The Wikimedia Foundation’s annual fundraising campaign concluded today after the nonprofit raised $20 million from one million donors worldwide.

The end of the pledge drive also means the end of those fundraising banners on every page that highlighted editors who contributed to the site.

Against the site’s normal black-and-white page design and absence of ads, the contributors’ color photos popped from the page and certainly fulfilled the goal of pulling readers up to the plea.

And while their absence won’t exactly be mourned by readers, it will deprive us of some entertaining juxtapositions, such as the one at right, with the visage of an earnest volunteer looking like an illustration accompanying the Wikipedia entry for a “Saturday Night Live” skit featuring Justin Timberlake called “Dick in a Box.”

Wikimedia said it will use the funds to buy hardware, develop new features on the site, expand mobile services, provide legal defense for the projects and support volunteers.

The site now employs 97 people and plans to spend $28.3 million this year on expenses.
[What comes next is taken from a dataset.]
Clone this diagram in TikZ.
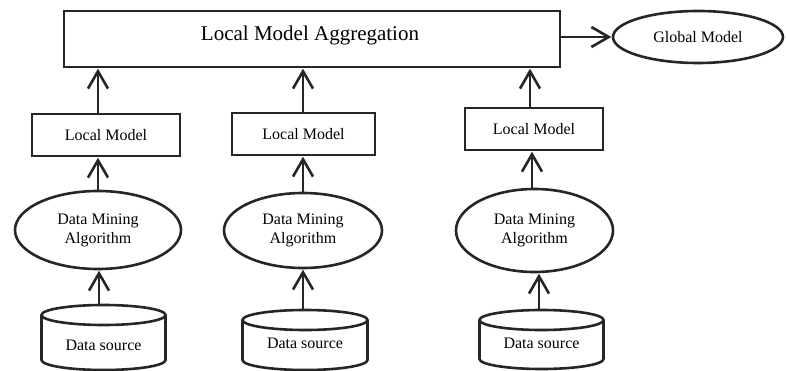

The remainder of funds will trickle in throughout the year in the form of grants and other donations, such as ones from Google co-founder Sergey Brin and 23andMe co-founder Anne Wojcicki’s Brin Wojcicki Foundation, which gave $500,000 as part of the campaign in November.

In a letter thanking donors, Wikimedia Executive Director Sue Gardner wrote: “We’re the #5 most-popular site in the world — we operate on a tiny fraction of the resources of any other top site. We will use your money carefully and well, I promise you.”